The intense production, mostly the handiwork of Araab Muzik, is reminiscent of the music that used to rock clubs like the Tunnel and Speed in the early to mid-2000s, when Cam'ron and the Dip Set helped to make Speed into New York's hottest hip-hop venue. Gunz n' Butta is musically and poetically energetic; you could work out to it from start to finish. There is no soul-searching, no introspective track, no funny skits, no "Dear Mama" track. There's one romantic track ("Be With Me"), but it has one of the most ferocious beats I've heard in a while. Be warned: The album also features a strong dose of male chauvinism.

Cam has ushered along the careers of talented rappers such as Juelz Santana and Jim Jones, but it remains to be seen if Vado's career will reach the level attained by Cam's other protégés. Vado is a skilled but straightforward "monologic" rapper with little humor, one voice and one setting, whereas Cam, since his debut circa 1994, has been one of the most dynamic, lyrical, hilarious, ironic and innovative and diverse rappers to ever step in the booth. Vado has potential, but Cam carries the team. Also, Vado should vet his metaphors more carefully. In one chorus he compares himself to former 'N Sync manager Lou Pearlman, who has been disgraced on various fronts.

My favorite track is "F***-a-Freestyle" (produced by Antonio Jimenez), which is essentially two clever, bravado-dense freestyle verses over a slow and powerfully thumping piano-laced track. If there were still such a thing as music made for Jeeps (as they used to do in the early '90s) and driving around on a summer day, this would be it!

Another track that I predict will be a hit is the catchy "Lights, Camera, Action." To give you a sense of what it sounds like, here is Cam's intro: "Damn Araab. This that early '80s joint right here ... This remind me of that R. Kelly two-step joint right here.
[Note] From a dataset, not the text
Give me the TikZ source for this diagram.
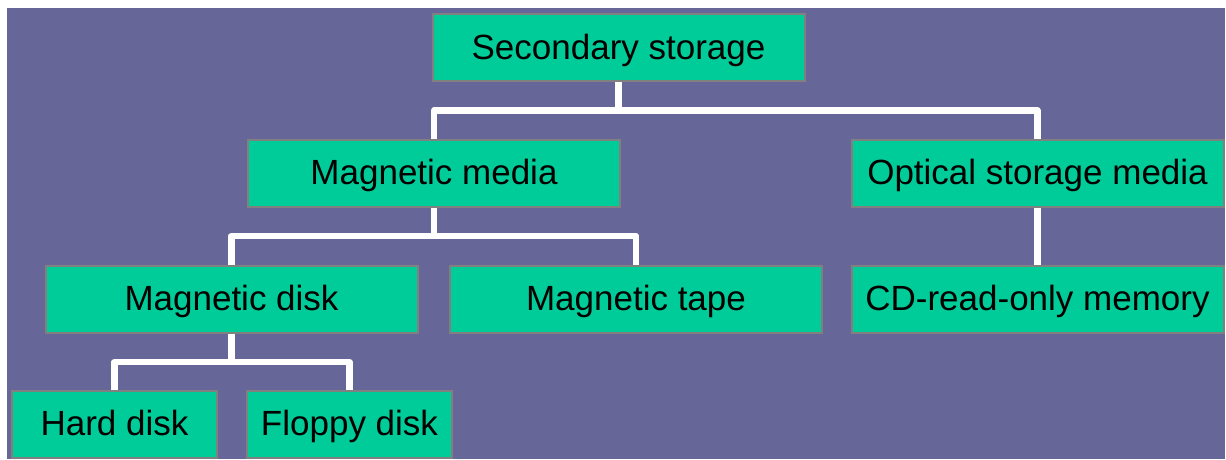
\documentclass[tikz,border=0pt]{standalone}
\usepackage{fontspec}
\setmainfont{Liberation Sans}
\definecolor{slate}{HTML}{666699}
\definecolor{mint}{HTML}{00CC99}
\definecolor{edge}{HTML}{808080}
\tikzset{
  box/.style={draw=edge, line width=2pt, fill=mint, inner sep=0pt,
    minimum height=67pt, text height=25pt, text depth=2pt,
    font=\fontsize{35}{40}\selectfont, text=black},
  wide/.style={box, minimum width=372pt},
  narrow/.style={box, minimum width=205pt},
  conn/.style={draw=white, line width=6.5pt, line join=round}
}
\begin{document}
\begin{tikzpicture}[x=1pt, y=-1pt]
  \useasboundingbox (0,0) rectangle (1226,459);
  \fill[slate] (7,8) rectangle (1225,459);

  % levels of the hierarchy
  \node[wide] (sec) at (618.5,47.5) {Secondary storage};
  \node[wide] (mm)  at (434,173)    {Magnetic media};
  \node[wide] (opt) at (1037.5,173) {Optical storage media};
  \node[wide] (md)  at (231.5,299)  {Magnetic disk};
  \node[wide] (mt)  at (636,299)    {Magnetic tape};
  \node[wide] (cd)  at (1037.5,299) {CD-read-only memory};
  \node[narrow] (hd) at (114.5,424) {Hard disk};
  \node[narrow] (fd) at (349.5,424) {Floppy disk};

  % rows of the branching bars
  \coordinate (r1) at (0,110.5);
  \coordinate (r2) at (0,236);
  \coordinate (r3) at (0,362);

  % branches
  \draw[conn] (sec.south) -- (sec.south |- r1);
  \draw[conn] (mm.north) |- (sec.south |- r1) -| (opt.north);
  \draw[conn] (mm.south) -- (mm.south |- r2);
  \draw[conn] (md.north) |- (mm.south |- r2) -| (mt.north);
  \draw[conn] (opt.south) -- (cd.north);
  \draw[conn] (md.south) -- (md.south |- r3);
  \draw[conn] (hd.north) |- (md.south |- r3) -| (fd.north);
\end{tikzpicture}
\end{document}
My uncle might do the James Brown slide off this joint right here." I might do the James Brown slide off the whole album.

Musiqinthemagiq by Musiq Soulchild

Speaking of the old school, the ever consistent Musiq Soulchild's new album, Musiqinthemagiq, is a tribute to many eras and influences without veering into the realms of pure nostalgia or museum-ish re-creation. Fans of Musiq Soulchild will find much to appreciate with this at once lush and precise production, which honestly does not contain one bad song.

Back in 2001, Musiq made his debut as a crooner of mature, solid, somewhat emo R&B. I have a heretical confession to make: I'm not that interested in or enthusiastic about songs concerning relationships. Still, Musiq manages to catch my attention with lines like this in "Dowehaveto": "You just love the drama, cause you think it makes us real/all it do is cause us problems and only keeps me from showing you how I feel."

Musiq's voice is suberb here, and his lyrics (mostly) escape inanity. As for the sound of the music itself, his cheerful, radio- and party-ready single "Anything" (featuring the always entertaining Swizz Beatz) samples the remix (which is the party standard) to Central Line's "Walking Into Sunshine" (famously sampled by Marly Marl for the remix to LL Cool J's "Jinglin' Baby"). Still, here it manages to sound fresh and original; it's not just fishing for an easy hit.